Worst Jokes Ever
Two artists had an art contest. It ended in a draw.
What do you do with epileptic lettuce? -- You make a seizure salad.
Where did the cat go when it lost its tail? -- To the retail store!
Yo mama is so ugly, she walked into a haunted house and walked out with a job application.
Why did the tomato blush? -- Because it saw the salad dressing.
What do you call a singing laptop?
A Dell.
How do Mexicans feel about Trump's wall? -- They'll get over it.
What do you call a boomerang that doesn't come back? -- A stick.

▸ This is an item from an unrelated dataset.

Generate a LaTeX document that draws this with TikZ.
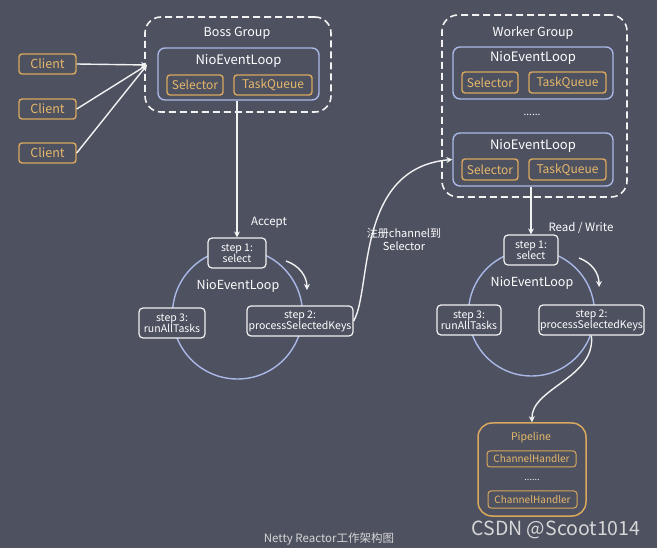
\documentclass[tikz,border=0pt]{standalone}
\usepackage{fontspec}
\setmainfont{Noto Sans CJK SC}
\usetikzlibrary{arrows.meta}
\definecolor{bg}{HTML}{4E5160}
\definecolor{gold}{HTML}{D9A85E}
\definecolor{goldtxt}{HTML}{E6B86A}
\definecolor{lblue}{HTML}{A9B8E6}
\definecolor{wline}{HTML}{F2F2F2}
\definecolor{ftxt}{HTML}{D6D6D6}
\tikzset{
  x=1pt,y=-1pt,
  arr/.style={draw=wline,line width=1.4pt,-{Stealth[length=6pt,width=6pt]}},
  goldbox/.style={draw=gold,line width=1.4pt,rounded corners=3pt,inner sep=0pt,text=goldtxt,font=\fontsize{12}{13}\selectfont},
  loopbox/.style={draw=lblue,line width=1.4pt,rounded corners=7pt,inner sep=0pt,minimum width=161,minimum height=52},
  groupbox/.style={draw=wline,line width=1.6pt,dash pattern=on 7pt off 4pt,rounded corners=16pt,inner sep=0pt},
  stepbox/.style={draw=wline,line width=1.2pt,rounded corners=4pt,fill=bg,inner sep=0pt,minimum height=30,text=white,align=center,font=\fontsize{10.5}{11}\selectfont},
  lbl/.style={text=white,inner sep=0pt,font=\fontsize{12.5}{14}\selectfont},
  loopcirc/.style={circle,draw=lblue,line width=1.4pt,inner sep=0pt},
}
\begin{document}
\begin{tikzpicture}
\fill[bg] (0,0) rectangle (657,548);
\useasboundingbox (0,0) rectangle (657,548);

% ---------- Boss group ----------
\node[groupbox,minimum width=186,minimum height=95] (boss) at (238,64.5) {};
\node[lbl] (bosslbl) at (237,33) {Boss Group};
\node[loopbox] (bloop) at (238.5,74) {};
\node[lbl,font=\fontsize{13}{14}\selectfont] (bloopl) at (238.5,61) {NioEventLoop};
\node[goldbox,minimum width=56,minimum height=20] (bsel) at (195,85) {Selector};
\node[goldbox,minimum width=78,minimum height=20] (btq) at (273,85) {TaskQueue};

% clients
\node[goldbox,minimum width=57,minimum height=20,font=\fontsize{12.5}{13}\selectfont] (c1) at (47.5,64) {Client};
\node[goldbox,minimum width=57,minimum height=20,font=\fontsize{12.5}{13}\selectfont] (c2) at (47.5,109) {Client};
\node[goldbox,minimum width=57,minimum height=20,font=\fontsize{12.5}{13}\selectfont] (c3) at (47.5,153) {Client};
\coordinate (bossin) at (147,65);
\draw[arr] (c1.east) -- (bossin);
\draw[arr] (c2.east) -- (bossin);
\draw[arr] (c3.east) -- (bossin);

% boss event loop cycle
\node[loopcirc,minimum size=130] (bcirc) at (237.5,314) {};
\node[lbl] (bcircl) at (238,286) {NioEventLoop};
\node[stepbox,minimum width=58] (bs1) at (237,253) {step 1:\\select};
\node[stepbox,minimum width=106] (bs2) at (300,321) {step 2:\\processSelectedKeys};
\node[stepbox,minimum width=66] (bs3) at (172,323) {step 3:\\runAllTasks};
\draw[arr] (bloop.south -| bs1.north) -- (bs1.north);
\node[lbl,font=\fontsize{11.5}{12}\selectfont] (accept) at (269,223) {Accept};
\coordinate (bca) at (286,261);
\coordinate (bcb) at (307,290);
\draw[arr] (bca) to[bend left=35] (bcb);

% ---------- Worker group ----------
\node[groupbox,minimum width=185,minimum height=182] (worker) at (534.5,106) {};
\node[lbl] (wlbl) at (533,33) {Worker Group};
\node[loopbox,minimum width=160] (wloop1) at (533,73) {};
\node[lbl,font=\fontsize{13}{14}\selectfont] (wl1) at (533,58) {NioEventLoop};
\node[goldbox,minimum width=56,minimum height=21] (wsel1) at (490,82.5) {Selector};
\node[goldbox,minimum width=77,minimum height=21] (wtq1) at (567.5,82.5) {TaskQueue};
\node[text=white,inner sep=0pt,font=\fontsize{10}{11}\selectfont] (wdots) at (532,115) {......};
\node[loopbox,minimum width=160,minimum height=53] (wloop2) at (533,159.5) {};
\node[lbl,font=\fontsize{13}{14}\selectfont] (wl2) at (533,146) {NioEventLoop};
\node[goldbox,minimum width=56,minimum height=21] (wsel2) at (490,169.5) {Selector};
\node[goldbox,minimum width=77,minimum height=21] (wtq2) at (567.5,169.5) {TaskQueue};

% worker event loop cycle
\node[loopcirc,minimum size=126] (wcirc) at (531.5,313) {};
\node[lbl] (wcircl) at (532,283) {NioEventLoop};
\node[stepbox,minimum width=54] (ws1) at (531,250) {step 1:\\select};
\node[stepbox,minimum width=105] (ws2) at (591.5,320) {step 2:\\processSelectedKeys};
\node[stepbox,minimum width=64] (ws3) at (469,320) {step 3:\\runAllTasks};
\draw[arr] (wloop2.south -| ws1.north) -- (ws1.north);
\node[lbl,font=\fontsize{11.5}{12}\selectfont] (rw) at (581,228) {Read / Write};
\coordinate (wca) at (579,258);
\coordinate (wcb) at (599,287);
\draw[arr] (wca) to[bend left=35] (wcb);

% register arrow
\draw[arr] (bs2.east) .. controls (372,290) and (355,168) .. (wloop2.west);
\node[text=white,inner sep=0pt,align=center,font=\fontsize{11}{13.5}\selectfont] (reg) at (404,239.5) {注册channel到\\Selector};

% pipeline
\node[draw=gold,line width=1.5pt,rounded corners=14pt,inner sep=0pt,minimum width=108,minimum height=93] (pipe) at (532,469.5) {};
\node[text=goldtxt,inner sep=0pt,font=\fontsize{10.5}{11}\selectfont] (pipel) at (531,438) {Pipeline};
\node[goldbox,line width=1pt,minimum width=89,minimum height=16,font=\fontsize{10}{10}\selectfont] (ch1) at (531.5,459) {ChannelHandler};
\node[text=white,inner sep=0pt,font=\fontsize{9}{10}\selectfont] (pdots) at (532,480) {......};
\node[goldbox,line width=1pt,minimum width=89,minimum height=17,font=\fontsize{10}{10}\selectfont] (ch2) at (532.5,499.5) {ChannelHandler};
\coordinate (ws2b) at ([xshift=53pt]ws2.south west);
\draw[arr] (ws2b) .. controls (596,378) and (531,388) .. (pipe.north);

% captions
\node[text=ftxt,inner sep=0pt,font=\fontsize{11.5}{12}\selectfont] (cap) at (329,539) {Netty Reactor工作架构图};
\node[text=ftxt,inner sep=0pt,font=\fontsize{19.5}{21}\selectfont] (csdn) at (556,530) {CSDN @Scoot1014};
\end{tikzpicture}
\end{document}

What do you call a sheep covered in chocolate?
A candy baa.
What's the difference between a hippo and a Zippo? -- One is really heavy, and the other is a little lighter.
How do you count cows? -- With a cowculator.
Why are cats bad storytellers? Because they only have one tail.
What did the buffalo say to his son when he left for college? -- "Bison."
What do you call a cow who plays an instrument? -- A moosician.
"What do you call a deer with no eyes?" -- "No-eye-deer."
What do you call a bear with extreme mood swings? -- A bi-polar-bear.
Yo mama so dumb, she thought a quarterback was a refund.
My grandma refused to be an organ donor. She was buried with all her musical instruments.
Two horses are standing in a field. "I'm so hungry I could eat a horse," says the first.
"Moo!" says the second.
What happens at night in Bangladesh?
It gets Dhaka.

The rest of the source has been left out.